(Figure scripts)
════════════════════

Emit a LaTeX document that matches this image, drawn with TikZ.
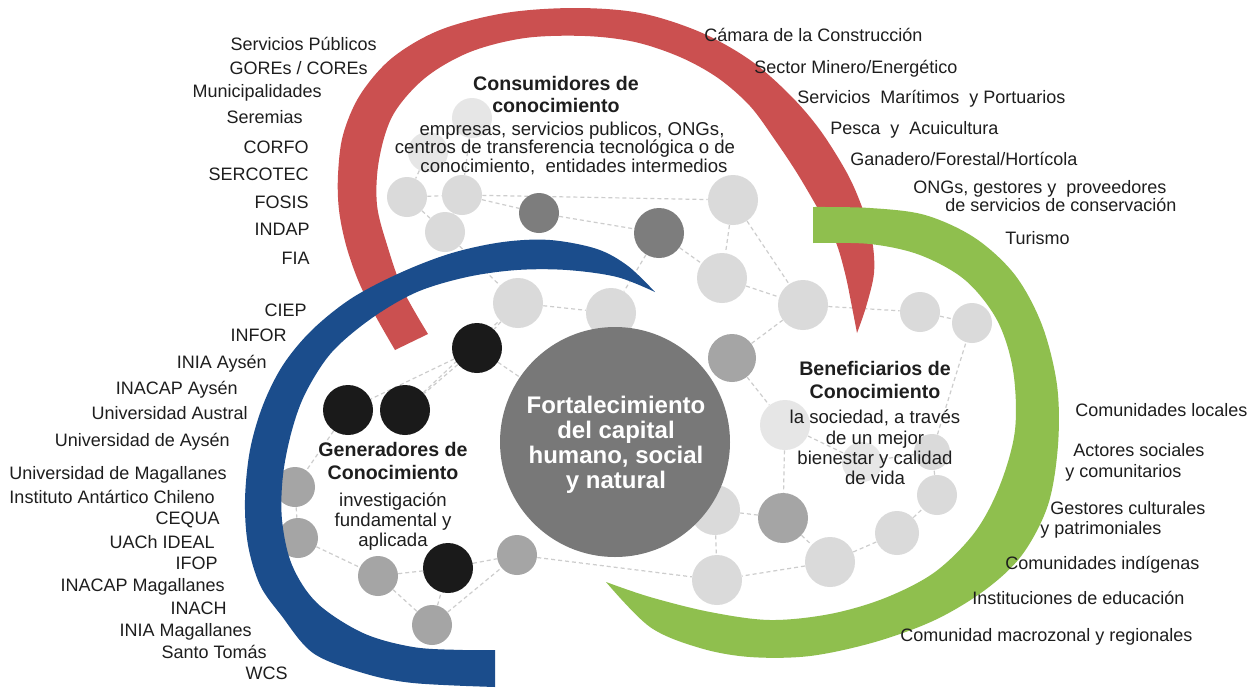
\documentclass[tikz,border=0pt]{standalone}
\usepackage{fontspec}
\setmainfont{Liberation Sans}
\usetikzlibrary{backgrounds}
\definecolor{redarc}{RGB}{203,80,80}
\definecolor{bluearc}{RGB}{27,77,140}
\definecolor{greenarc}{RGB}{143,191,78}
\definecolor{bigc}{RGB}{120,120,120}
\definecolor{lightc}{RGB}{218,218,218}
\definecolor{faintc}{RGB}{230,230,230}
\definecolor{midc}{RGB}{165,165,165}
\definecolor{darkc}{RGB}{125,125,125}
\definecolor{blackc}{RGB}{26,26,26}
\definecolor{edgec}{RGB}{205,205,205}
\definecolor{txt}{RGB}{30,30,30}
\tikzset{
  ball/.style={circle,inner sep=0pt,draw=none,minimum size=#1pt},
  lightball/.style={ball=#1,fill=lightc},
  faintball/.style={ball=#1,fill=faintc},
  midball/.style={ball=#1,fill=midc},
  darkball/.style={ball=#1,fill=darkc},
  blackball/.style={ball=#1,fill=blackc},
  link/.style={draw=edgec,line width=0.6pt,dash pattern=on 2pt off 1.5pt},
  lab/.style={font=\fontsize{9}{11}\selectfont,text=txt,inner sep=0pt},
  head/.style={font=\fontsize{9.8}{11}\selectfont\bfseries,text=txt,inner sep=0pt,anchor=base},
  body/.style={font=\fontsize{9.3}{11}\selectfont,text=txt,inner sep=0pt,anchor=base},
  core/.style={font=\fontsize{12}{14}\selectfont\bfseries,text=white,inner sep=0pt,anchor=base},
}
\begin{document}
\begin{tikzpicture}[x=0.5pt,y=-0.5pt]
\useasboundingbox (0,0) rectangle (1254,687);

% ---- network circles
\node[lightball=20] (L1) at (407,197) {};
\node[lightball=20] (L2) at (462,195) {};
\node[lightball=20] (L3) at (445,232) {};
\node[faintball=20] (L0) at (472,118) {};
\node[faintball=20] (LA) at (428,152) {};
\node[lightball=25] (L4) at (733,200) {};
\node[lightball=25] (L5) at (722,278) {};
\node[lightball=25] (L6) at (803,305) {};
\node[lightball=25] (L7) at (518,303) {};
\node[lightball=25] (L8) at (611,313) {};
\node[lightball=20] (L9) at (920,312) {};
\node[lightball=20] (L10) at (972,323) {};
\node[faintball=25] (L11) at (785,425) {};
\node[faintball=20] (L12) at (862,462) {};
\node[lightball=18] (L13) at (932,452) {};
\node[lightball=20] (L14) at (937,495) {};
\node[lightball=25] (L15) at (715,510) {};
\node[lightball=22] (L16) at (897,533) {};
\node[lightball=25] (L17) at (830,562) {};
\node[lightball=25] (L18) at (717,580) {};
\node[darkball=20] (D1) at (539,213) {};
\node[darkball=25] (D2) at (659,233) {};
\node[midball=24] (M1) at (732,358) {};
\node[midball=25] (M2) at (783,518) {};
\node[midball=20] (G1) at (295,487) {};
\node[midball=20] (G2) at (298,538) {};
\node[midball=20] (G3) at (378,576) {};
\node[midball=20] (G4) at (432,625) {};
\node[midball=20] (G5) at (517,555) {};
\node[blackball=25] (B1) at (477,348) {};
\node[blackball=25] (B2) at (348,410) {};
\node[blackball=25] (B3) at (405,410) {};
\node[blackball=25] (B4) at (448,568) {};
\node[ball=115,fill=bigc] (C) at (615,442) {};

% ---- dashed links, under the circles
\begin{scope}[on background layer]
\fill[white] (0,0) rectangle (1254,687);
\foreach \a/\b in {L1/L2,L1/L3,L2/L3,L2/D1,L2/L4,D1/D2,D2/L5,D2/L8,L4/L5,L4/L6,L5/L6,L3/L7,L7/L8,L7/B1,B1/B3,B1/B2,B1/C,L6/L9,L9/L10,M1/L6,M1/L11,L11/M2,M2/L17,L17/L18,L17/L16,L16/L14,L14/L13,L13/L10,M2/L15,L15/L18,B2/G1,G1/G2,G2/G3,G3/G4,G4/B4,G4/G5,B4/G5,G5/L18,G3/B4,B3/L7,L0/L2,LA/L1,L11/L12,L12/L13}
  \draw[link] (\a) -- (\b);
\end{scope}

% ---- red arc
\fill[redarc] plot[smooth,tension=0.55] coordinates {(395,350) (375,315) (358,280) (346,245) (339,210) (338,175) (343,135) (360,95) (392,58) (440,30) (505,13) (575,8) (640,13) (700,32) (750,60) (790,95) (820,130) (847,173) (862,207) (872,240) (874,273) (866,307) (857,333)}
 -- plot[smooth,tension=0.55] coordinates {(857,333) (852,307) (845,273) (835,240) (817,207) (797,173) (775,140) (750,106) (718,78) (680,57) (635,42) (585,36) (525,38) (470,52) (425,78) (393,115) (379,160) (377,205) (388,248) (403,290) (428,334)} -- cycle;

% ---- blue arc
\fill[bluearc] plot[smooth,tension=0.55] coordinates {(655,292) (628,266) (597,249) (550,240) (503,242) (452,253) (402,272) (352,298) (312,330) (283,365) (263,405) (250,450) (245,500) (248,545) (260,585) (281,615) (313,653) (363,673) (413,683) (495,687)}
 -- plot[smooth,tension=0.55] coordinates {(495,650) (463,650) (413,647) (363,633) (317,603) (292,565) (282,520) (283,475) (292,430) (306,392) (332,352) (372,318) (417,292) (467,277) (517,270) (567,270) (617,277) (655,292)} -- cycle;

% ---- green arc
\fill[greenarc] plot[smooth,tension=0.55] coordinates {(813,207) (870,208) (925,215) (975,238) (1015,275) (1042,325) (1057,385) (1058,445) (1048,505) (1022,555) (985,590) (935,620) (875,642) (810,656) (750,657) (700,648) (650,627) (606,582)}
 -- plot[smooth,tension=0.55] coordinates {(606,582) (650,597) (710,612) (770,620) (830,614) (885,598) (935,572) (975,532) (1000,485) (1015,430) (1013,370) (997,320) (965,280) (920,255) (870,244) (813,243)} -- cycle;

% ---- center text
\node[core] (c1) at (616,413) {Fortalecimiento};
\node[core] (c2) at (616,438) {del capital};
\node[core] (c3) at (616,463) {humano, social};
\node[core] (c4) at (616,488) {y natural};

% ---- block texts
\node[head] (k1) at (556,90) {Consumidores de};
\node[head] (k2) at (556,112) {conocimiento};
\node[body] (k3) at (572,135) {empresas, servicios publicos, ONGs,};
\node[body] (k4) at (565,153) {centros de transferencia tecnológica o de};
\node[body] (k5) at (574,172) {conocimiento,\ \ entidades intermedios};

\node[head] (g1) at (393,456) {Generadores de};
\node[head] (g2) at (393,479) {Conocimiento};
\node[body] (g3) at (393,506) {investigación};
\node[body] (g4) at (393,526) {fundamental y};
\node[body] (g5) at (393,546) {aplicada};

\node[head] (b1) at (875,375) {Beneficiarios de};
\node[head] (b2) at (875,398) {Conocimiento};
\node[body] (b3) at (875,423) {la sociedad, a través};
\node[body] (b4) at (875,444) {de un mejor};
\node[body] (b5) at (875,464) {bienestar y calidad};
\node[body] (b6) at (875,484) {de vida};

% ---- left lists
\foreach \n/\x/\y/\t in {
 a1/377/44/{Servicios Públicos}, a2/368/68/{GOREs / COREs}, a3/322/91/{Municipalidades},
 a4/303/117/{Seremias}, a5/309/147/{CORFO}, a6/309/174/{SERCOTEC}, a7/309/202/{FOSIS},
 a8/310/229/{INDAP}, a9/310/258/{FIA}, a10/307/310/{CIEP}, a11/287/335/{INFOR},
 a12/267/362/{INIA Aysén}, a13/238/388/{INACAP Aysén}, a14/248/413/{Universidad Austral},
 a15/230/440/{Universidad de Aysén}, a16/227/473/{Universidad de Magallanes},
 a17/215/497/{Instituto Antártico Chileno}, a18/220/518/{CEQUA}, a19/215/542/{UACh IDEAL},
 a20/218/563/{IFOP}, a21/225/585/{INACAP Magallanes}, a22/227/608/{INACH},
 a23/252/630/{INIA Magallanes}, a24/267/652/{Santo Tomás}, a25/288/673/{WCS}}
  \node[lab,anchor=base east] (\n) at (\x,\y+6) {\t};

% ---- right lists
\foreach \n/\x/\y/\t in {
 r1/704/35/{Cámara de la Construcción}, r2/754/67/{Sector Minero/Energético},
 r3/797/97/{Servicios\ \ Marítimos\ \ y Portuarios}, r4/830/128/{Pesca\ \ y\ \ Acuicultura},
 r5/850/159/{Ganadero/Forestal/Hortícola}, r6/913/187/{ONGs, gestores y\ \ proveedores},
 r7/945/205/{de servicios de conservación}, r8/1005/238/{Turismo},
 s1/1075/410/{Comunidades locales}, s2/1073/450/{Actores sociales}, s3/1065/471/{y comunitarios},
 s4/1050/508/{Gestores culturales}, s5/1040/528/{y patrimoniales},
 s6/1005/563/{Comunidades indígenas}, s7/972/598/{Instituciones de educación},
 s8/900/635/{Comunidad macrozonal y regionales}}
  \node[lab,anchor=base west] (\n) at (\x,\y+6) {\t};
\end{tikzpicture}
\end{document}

════════════════════

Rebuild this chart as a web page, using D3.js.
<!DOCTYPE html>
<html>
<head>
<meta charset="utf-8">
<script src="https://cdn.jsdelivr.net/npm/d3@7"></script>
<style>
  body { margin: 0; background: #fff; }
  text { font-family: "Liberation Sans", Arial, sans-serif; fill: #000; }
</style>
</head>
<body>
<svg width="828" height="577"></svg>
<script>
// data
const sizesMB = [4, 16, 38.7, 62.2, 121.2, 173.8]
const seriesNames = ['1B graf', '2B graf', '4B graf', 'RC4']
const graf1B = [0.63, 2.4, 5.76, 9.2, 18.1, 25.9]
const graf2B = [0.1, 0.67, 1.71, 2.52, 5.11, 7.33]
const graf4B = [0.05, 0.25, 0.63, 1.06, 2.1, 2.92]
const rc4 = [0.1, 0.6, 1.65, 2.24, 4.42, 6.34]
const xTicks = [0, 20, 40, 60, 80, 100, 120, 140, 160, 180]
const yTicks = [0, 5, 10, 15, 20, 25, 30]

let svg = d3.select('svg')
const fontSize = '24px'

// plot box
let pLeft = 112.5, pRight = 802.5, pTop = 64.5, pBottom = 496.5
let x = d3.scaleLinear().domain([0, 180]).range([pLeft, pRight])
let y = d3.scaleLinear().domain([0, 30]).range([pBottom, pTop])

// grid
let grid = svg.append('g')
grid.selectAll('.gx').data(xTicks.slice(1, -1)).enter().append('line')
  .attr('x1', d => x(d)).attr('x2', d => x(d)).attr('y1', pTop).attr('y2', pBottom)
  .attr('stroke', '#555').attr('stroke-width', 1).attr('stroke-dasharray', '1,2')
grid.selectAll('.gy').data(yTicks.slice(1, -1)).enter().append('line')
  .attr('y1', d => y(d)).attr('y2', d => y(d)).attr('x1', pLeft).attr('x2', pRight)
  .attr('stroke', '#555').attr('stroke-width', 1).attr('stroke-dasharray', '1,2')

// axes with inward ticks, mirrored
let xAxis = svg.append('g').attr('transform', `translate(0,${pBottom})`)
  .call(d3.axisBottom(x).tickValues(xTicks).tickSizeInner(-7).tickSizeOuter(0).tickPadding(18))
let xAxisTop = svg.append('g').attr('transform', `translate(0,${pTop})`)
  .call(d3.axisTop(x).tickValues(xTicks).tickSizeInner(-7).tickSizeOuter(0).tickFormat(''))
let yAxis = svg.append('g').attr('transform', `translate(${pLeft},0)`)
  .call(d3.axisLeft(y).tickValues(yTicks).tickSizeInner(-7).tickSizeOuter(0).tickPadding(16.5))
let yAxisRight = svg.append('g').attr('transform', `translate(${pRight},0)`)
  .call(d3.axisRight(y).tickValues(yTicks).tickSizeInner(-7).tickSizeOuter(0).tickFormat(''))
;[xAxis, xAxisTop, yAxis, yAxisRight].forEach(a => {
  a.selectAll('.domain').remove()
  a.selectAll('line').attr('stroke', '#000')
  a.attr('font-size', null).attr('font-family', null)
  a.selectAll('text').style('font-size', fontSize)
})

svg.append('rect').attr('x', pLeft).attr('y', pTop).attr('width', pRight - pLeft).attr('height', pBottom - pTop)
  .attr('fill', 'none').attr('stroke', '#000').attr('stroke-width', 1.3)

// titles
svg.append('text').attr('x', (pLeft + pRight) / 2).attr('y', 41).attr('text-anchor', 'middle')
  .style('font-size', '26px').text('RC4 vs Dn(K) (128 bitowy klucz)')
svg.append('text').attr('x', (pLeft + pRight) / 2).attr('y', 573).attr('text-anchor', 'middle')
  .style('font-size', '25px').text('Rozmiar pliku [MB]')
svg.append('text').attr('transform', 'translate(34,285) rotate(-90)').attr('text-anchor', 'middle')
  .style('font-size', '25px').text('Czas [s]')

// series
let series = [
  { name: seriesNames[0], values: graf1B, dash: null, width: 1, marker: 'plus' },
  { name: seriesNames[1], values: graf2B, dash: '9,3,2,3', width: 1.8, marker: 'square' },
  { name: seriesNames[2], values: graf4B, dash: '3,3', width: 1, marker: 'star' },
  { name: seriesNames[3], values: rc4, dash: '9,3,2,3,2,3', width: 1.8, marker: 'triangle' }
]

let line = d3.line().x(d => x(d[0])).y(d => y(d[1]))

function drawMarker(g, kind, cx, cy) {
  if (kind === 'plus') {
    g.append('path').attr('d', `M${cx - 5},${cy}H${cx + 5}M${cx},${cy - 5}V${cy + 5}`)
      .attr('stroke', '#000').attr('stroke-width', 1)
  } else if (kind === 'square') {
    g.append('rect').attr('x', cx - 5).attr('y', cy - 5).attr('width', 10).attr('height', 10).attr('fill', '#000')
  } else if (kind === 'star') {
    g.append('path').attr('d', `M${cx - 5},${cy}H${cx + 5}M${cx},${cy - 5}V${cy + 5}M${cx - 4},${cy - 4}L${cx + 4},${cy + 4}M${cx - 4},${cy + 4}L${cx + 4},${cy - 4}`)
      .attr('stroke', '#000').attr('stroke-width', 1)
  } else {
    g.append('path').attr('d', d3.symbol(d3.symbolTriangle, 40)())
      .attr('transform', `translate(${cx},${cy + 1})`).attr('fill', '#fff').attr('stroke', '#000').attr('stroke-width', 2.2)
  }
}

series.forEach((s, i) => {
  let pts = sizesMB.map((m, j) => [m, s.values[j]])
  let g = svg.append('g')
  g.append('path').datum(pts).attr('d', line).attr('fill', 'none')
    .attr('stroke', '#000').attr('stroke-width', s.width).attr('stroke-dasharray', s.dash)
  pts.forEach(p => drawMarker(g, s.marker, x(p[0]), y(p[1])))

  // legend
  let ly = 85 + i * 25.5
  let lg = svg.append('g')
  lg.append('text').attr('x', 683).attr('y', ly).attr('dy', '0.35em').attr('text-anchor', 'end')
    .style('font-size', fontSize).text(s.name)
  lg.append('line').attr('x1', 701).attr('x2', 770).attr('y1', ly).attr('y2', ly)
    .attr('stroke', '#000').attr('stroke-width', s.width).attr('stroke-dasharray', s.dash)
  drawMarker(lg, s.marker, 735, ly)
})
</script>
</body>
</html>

════════════════════

Read the lines above. Gather those in which the string "with" is found.

Result:
Emit a LaTeX document that matches this image, drawn with TikZ.
// axes with inward ticks, mirrored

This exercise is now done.